Forecast: Assessing Recession
You don't need economists to tell you the economy stinks, not with layoffs increasing, energy prices climbing and unsold cars, computers and communications gear piling up. But you do need them to tell you when things are going to get better. When? That's what we asked TIME's Board of Economists. Their unanimous answer: Not right away. Even if the U.S. can steer clear of a recession--and one panelist says we may be in one already--the economy will remain so weak for the next 12 months that to millions of Americans, conditions will still feel like a slump, particularly as unemployment rises.
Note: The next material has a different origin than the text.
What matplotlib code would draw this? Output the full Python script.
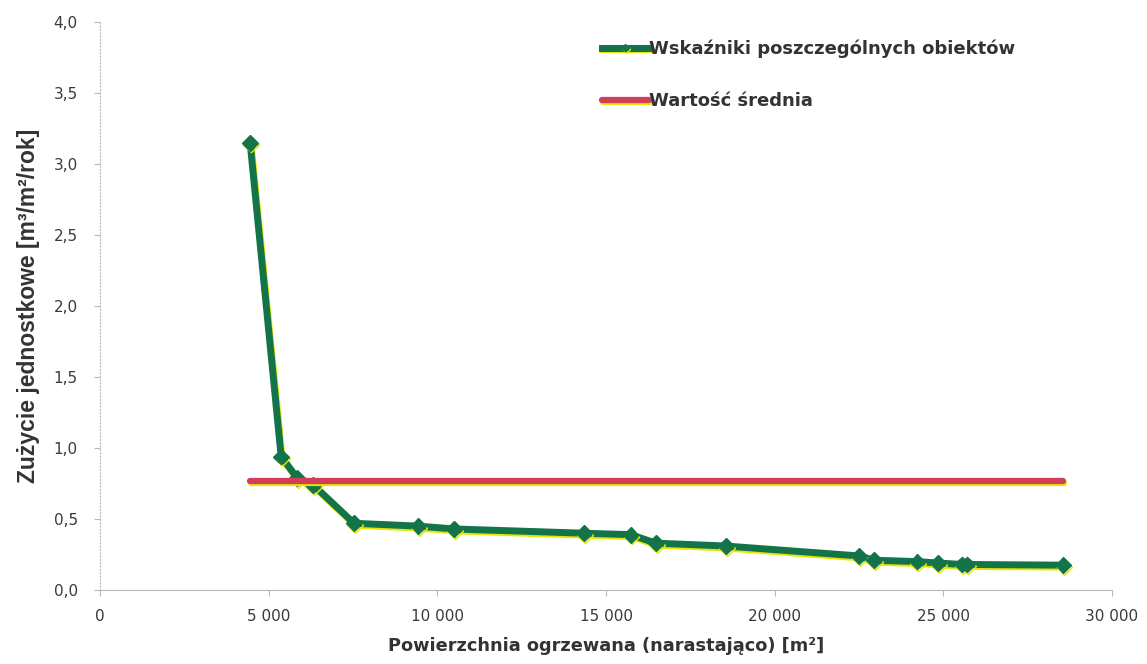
import matplotlib
matplotlib.use("Agg")
import matplotlib.pyplot as plt
import matplotlib.patheffects as pe
from matplotlib.ticker import FuncFormatter

# Data
area_cum = [4450, 5370, 5840, 6320, 7530, 9440, 10500, 14350, 15730, 16480,
            18550, 22500, 22950, 24230, 24850, 25550, 25700, 28560]
indicator = [3.15, 0.94, 0.79, 0.74, 0.47, 0.45, 0.43, 0.40, 0.39, 0.33,
             0.31, 0.24, 0.21, 0.20, 0.19, 0.18, 0.18, 0.175]
mean_value = 0.765

label_series = "Wskaźniki poszczególnych obiektów"
label_mean = "Wartość średnia"
x_label = "Powierzchnia ogrzewana (narastająco) [m²]"
y_label = "Zużycie jednostkowe [m³/m²/rok]"

green = "#13744a"
red = "#d23d5a"
shadow = "#e6e600"

fig = plt.figure(figsize=(11.47, 6.64), dpi=100)
ax = fig.add_axes([0.0872, 0.1114, 0.8823, 0.8555])

ax.plot(area_cum, indicator, color=green, lw=5, marker="D", markersize=8,
        markerfacecolor=green, markeredgecolor=green, label=label_series, zorder=2,
        path_effects=[pe.SimpleLineShadow(offset=(0.7, -1.4), shadow_color=shadow, alpha=1),
                      pe.Normal()])

mean_x = [area_cum[0], area_cum[-1]]
ax.plot(mean_x, [mean_value, mean_value], color=red, lw=4.5, solid_capstyle="round",
        label=label_mean, zorder=3,
        path_effects=[pe.SimpleLineShadow(offset=(0.5, -1.4), shadow_color=shadow, alpha=1),
                      pe.Normal()])

ax.set_xlim(0, 30000)
ax.set_ylim(0, 4.0)
ax.set_xticks(range(0, 30001, 5000))
ax.set_yticks([i * 0.5 for i in range(9)])
ax.xaxis.set_major_formatter(FuncFormatter(lambda v, p: f"{int(v):,}".replace(",", " ")))
ax.yaxis.set_major_formatter(FuncFormatter(lambda v, p: f"{v:.1f}".replace(".", ",")))

for s in ["top", "right"]:
    ax.spines[s].set_visible(False)
for s in ["left", "bottom"]:
    ax.spines[s].set_color("#b8b8b8")
    ax.spines[s].set_linewidth(0.8)
ax.spines["left"].set_linestyle((0, (1, 2)))
ax.tick_params(axis="both", colors="#b8b8b8", labelcolor="#3a3a3a", labelsize=11,
               length=4, width=0.8)
ax.tick_params(axis="x", pad=10)
ax.tick_params(axis="y", pad=12)

ax.set_xlabel(x_label, fontsize=12.8, fontweight="bold", color="#333333", labelpad=9)
ax.set_ylabel(y_label, fontsize=16.5, fontweight="bold", color="#333333",
              family="Liberation Sans", labelpad=10)

handles, labels = ax.get_legend_handles_labels()
leg = ax.legend(handles, labels, loc="upper left", bbox_to_anchor=(0.48, 0.998),
                frameon=False, handlelength=2.6, handletextpad=0.0, labelspacing=1.9,
                prop={"family": "DejaVu Sans", "weight": "bold", "size": 13})
for t in leg.get_texts():
    t.set_color("#333333")
for h in leg.legend_handles:
    h.set_markersize(4)

fig.savefig("out.png", dpi=100)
And it will rise.
Any outright recession should be short-lived, thanks to recent Federal Reserve rate cuts and rebate checks of up to $600 a household that families can expect by September, compliments of last month's $1.35 trillion, 10-year tax cut. (Singles without kids will receive about $300.) Richard Berner, chief U.S. economist for Morgan Stanley, says that while a recession may have got under way in the spring, the rebates should underwrite modest growth by this fall. (A recession is commonly viewed as two consecutive quarters of shrinking GDP.) Says Berner: "It's likely to be the shortest and mildest [contraction] on record."
What ails the economy, TIME's panelists agree, is the hangover from the irrationally exuberant investment binge that saw companies throwing money at all things high tech. That rocketed the rate of economic growth a year ago to a broiling annual pace of 5.6%. But when the overheated spending failed to produce juicy profits, corporate America suddenly cut back, bringing capital investment to a halt and lowering gdp growth to just 1.3% in the first quarter of this year. Today's high-tech investment numbers still look "monumentally awful," says Ian Shepherdson, chief U.S. economist for the consulting firm High Frequency Economics.
The cutbacks have already reversed some of the gains in productivity that had been touted as major achievements of the New Economy. Such gains stemmed from spending for technology that allowed a growing number of employees to work faster and smarter--a process that economists call capital deepening. But "as the investment boom goes bust," says William Dudley, chief U.S. economist for Goldman Sachs, "there is going to be less capital per worker, and you will lose that increment in productivity."
All that fancy new gear failed to warn of the present slowdown or keep companies from stockpiling unsold goods. (We have no "visibility," corporate chieftains declaim.) "If the decline in sales is dramatic," says Shepherdson, "all the technology isn't going to tell you it's coming."